# Aim
From the records below, please print only the lines from the one containing "Emit a Python" through the one containing "import matplotlib.pyplot as plt", both included. Skip the pictures.

— start Data shown —

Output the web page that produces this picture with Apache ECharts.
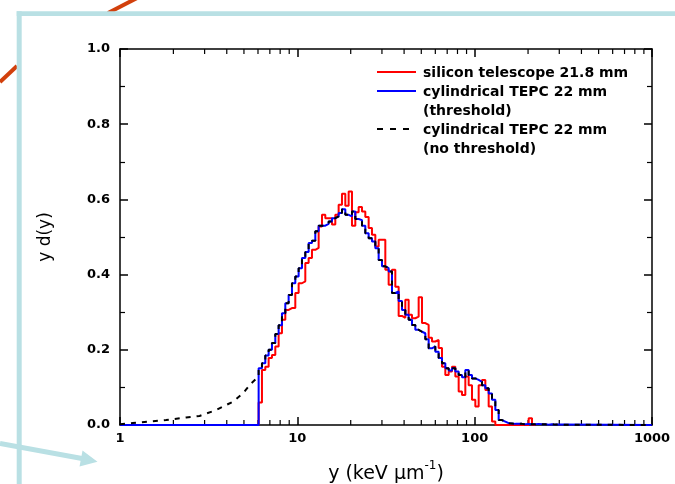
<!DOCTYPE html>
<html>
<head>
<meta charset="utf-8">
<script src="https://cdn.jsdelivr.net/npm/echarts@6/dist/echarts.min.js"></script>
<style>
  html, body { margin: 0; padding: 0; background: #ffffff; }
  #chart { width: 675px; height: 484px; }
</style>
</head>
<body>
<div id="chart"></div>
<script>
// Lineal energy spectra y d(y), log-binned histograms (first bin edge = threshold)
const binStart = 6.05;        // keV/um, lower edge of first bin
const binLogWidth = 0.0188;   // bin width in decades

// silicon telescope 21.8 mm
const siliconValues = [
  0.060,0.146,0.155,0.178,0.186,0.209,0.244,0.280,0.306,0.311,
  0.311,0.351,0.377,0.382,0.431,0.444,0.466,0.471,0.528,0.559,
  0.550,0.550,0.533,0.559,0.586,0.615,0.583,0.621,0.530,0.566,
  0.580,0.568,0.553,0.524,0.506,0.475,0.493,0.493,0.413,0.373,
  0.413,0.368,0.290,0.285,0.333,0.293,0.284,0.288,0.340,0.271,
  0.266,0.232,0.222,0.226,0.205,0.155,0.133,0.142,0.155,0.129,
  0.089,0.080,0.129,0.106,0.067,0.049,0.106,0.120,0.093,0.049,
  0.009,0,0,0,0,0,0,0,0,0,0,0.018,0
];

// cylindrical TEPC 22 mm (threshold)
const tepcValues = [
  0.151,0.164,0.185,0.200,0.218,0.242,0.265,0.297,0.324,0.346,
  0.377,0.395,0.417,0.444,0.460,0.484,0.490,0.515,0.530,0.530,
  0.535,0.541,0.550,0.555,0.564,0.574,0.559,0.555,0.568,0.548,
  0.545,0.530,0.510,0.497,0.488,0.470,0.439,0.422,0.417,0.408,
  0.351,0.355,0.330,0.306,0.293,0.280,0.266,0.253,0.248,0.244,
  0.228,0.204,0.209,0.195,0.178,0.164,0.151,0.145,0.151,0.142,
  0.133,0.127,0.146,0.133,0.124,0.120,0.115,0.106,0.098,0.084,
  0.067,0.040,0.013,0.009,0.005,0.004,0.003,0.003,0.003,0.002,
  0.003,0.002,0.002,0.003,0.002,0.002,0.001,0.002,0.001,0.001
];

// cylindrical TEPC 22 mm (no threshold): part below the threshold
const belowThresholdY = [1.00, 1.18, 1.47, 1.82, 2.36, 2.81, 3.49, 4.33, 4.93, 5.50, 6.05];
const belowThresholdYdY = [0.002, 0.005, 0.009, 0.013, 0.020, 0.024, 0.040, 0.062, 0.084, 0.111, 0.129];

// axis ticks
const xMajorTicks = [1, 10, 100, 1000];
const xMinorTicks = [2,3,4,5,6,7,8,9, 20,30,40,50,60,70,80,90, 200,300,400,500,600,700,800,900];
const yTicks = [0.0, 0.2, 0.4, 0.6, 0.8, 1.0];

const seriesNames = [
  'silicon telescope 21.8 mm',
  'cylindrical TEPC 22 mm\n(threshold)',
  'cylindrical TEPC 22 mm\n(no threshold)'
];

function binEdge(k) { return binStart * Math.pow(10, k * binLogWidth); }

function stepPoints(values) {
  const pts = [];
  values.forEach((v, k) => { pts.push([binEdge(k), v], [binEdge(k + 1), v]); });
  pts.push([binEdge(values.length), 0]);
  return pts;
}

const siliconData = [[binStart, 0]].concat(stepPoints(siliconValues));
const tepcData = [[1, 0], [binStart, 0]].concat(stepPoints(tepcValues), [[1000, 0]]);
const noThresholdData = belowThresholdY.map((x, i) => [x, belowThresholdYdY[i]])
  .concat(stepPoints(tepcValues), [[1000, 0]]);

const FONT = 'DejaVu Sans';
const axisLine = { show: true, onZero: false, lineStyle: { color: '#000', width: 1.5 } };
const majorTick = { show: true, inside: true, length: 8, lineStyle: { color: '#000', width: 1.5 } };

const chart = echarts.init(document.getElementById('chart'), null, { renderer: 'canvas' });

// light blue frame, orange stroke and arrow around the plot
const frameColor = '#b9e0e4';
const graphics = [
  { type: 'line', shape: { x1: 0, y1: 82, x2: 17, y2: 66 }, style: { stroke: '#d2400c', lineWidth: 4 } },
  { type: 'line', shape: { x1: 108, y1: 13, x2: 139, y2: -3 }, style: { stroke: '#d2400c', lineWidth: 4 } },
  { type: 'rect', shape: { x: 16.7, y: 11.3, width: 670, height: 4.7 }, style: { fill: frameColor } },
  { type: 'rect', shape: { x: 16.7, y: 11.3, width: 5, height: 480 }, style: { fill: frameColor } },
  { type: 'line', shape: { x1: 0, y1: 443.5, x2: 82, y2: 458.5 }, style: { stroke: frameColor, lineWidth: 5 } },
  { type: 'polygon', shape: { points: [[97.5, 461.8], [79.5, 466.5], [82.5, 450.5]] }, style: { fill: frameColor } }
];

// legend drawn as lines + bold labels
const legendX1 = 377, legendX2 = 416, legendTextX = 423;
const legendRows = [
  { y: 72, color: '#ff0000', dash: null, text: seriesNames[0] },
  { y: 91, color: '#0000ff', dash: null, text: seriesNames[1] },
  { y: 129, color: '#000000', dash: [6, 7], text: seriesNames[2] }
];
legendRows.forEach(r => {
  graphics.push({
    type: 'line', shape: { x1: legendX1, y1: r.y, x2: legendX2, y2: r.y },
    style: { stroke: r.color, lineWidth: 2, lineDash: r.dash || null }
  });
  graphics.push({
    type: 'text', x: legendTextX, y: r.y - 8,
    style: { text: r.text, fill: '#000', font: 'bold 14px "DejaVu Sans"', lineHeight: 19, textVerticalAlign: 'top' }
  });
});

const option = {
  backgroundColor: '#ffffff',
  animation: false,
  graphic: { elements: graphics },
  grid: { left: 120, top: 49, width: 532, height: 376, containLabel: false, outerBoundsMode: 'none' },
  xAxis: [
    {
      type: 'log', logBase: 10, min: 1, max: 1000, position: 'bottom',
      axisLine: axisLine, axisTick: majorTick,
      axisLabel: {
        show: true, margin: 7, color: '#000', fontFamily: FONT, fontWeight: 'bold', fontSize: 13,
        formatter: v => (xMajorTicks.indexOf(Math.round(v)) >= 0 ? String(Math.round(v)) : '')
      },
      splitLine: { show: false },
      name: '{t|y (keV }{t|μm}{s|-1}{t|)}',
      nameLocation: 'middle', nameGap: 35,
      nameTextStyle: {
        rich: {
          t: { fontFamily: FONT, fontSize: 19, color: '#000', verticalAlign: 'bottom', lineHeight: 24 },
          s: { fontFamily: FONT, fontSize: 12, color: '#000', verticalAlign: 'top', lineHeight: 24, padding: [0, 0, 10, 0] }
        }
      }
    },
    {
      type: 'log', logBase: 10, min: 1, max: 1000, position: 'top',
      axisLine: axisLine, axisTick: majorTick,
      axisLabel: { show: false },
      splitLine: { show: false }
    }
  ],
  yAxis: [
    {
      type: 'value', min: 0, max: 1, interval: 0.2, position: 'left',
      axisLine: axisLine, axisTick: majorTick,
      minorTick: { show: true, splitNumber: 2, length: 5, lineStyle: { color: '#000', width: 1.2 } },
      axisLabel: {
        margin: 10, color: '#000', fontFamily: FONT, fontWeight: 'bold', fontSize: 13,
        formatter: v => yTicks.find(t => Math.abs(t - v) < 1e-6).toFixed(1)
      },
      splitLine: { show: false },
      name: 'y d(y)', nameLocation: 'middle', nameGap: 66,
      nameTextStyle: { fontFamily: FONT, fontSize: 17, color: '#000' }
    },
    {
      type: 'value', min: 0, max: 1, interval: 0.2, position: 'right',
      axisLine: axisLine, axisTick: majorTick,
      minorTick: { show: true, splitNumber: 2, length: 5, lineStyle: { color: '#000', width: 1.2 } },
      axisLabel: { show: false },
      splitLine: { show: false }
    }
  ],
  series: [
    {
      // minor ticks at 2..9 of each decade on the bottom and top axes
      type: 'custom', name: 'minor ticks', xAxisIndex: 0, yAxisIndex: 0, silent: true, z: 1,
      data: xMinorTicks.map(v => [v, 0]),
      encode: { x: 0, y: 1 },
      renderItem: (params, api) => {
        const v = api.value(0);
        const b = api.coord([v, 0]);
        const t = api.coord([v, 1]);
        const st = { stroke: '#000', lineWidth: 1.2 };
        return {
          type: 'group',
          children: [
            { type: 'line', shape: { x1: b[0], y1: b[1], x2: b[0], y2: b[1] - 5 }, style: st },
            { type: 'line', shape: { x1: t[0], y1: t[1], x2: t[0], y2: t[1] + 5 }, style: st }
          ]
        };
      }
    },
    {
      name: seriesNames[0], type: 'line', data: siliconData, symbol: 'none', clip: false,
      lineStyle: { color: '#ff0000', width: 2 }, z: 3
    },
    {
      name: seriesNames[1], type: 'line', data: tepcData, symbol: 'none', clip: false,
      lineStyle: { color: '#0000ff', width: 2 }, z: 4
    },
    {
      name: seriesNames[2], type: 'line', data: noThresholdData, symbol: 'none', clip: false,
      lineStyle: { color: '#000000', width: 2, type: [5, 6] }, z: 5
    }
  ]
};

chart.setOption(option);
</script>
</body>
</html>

— end Data shown —
— start Data shown —

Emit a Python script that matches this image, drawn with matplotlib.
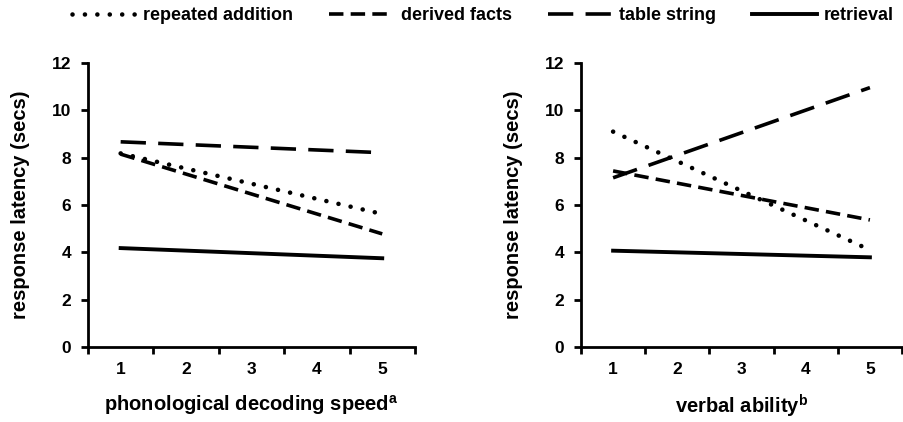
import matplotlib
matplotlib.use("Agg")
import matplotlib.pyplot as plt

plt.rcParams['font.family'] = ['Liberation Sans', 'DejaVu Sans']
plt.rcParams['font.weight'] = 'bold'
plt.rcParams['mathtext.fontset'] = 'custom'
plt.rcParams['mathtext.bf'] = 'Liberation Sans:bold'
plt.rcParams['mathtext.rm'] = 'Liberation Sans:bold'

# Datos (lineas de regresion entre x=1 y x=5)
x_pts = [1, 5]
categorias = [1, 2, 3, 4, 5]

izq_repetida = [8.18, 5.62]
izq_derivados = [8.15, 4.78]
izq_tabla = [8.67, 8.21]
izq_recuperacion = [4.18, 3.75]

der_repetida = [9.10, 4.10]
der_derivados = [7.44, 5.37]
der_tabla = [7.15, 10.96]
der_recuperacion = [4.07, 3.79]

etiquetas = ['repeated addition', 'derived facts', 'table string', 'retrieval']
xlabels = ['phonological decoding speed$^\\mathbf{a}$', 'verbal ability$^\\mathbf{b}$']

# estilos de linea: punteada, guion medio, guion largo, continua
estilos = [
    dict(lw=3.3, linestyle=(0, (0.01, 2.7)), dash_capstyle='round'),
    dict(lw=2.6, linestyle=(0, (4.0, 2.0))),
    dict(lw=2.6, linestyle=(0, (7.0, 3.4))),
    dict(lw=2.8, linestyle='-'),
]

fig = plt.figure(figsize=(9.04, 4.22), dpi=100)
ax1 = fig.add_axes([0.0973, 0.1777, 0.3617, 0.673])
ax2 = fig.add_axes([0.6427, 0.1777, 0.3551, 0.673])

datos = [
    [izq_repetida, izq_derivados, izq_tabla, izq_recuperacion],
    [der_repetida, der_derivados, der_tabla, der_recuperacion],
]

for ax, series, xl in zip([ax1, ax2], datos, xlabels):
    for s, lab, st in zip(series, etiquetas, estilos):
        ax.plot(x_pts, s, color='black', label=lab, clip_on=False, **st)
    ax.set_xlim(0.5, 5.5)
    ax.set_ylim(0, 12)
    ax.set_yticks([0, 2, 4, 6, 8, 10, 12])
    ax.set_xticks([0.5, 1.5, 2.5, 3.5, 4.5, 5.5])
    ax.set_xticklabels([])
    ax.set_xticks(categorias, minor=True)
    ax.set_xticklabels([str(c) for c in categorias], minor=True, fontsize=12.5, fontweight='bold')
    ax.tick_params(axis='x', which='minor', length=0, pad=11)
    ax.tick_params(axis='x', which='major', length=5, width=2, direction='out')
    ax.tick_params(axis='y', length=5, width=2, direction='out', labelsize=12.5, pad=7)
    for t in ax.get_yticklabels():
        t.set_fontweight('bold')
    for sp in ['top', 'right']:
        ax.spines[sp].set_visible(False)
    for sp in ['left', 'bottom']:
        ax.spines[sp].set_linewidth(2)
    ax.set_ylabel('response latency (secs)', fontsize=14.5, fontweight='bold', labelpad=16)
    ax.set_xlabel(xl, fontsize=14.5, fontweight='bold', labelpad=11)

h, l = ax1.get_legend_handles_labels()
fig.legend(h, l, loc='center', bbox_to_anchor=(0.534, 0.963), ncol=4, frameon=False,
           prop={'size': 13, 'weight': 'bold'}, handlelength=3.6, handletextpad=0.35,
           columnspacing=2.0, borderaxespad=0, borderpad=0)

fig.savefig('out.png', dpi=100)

— end Data shown —
— start Data shown —

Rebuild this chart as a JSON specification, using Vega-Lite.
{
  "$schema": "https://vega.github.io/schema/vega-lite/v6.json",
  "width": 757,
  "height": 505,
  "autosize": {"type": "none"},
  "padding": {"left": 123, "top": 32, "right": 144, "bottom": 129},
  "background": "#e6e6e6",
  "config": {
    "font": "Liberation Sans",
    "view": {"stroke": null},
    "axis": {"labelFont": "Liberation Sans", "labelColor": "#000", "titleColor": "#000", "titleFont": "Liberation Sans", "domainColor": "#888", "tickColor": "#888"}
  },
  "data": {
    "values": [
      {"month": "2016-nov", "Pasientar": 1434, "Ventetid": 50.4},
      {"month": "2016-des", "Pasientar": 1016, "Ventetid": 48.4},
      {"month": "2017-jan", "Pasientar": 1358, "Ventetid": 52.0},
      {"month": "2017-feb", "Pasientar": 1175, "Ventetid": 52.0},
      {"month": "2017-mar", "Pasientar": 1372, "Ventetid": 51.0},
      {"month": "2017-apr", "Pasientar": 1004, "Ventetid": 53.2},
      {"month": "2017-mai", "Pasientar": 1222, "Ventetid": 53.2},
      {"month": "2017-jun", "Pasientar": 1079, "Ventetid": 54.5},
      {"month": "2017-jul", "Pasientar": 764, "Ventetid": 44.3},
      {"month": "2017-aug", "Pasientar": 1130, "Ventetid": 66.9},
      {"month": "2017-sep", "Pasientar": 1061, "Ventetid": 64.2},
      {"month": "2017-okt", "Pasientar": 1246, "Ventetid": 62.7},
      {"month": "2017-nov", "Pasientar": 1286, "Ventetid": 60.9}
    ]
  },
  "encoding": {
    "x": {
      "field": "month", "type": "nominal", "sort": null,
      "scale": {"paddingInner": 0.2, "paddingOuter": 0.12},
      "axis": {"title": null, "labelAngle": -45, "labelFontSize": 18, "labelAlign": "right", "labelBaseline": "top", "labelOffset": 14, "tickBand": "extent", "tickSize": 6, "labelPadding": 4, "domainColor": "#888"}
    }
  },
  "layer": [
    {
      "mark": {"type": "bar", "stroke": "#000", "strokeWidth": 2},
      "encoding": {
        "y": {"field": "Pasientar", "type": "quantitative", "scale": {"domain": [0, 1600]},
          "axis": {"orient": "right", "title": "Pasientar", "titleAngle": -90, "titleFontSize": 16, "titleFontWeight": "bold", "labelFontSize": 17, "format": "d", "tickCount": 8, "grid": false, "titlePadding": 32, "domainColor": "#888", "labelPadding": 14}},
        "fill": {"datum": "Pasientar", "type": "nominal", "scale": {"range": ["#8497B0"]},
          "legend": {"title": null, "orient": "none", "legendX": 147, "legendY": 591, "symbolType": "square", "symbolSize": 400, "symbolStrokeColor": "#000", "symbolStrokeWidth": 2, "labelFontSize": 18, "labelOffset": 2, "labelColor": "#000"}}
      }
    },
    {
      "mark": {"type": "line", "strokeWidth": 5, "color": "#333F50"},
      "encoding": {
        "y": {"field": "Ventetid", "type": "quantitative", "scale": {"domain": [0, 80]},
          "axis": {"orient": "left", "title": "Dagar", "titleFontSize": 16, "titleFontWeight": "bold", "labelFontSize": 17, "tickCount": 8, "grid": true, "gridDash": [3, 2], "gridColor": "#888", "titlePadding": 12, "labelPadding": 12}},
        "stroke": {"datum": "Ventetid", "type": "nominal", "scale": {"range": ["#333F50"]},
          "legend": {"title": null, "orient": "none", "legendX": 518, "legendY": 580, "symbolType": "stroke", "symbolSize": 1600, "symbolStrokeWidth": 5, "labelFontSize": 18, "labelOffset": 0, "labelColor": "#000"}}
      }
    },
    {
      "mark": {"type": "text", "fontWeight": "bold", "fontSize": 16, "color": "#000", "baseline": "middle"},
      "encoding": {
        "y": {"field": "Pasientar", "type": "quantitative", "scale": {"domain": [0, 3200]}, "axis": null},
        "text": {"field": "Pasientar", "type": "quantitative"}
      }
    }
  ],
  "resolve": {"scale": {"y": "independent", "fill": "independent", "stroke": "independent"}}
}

— end Data shown —

# Completed task
Emit a Python script that matches this image, drawn with matplotlib.
import matplotlib
matplotlib.use("Agg")
import matplotlib.pyplot as plt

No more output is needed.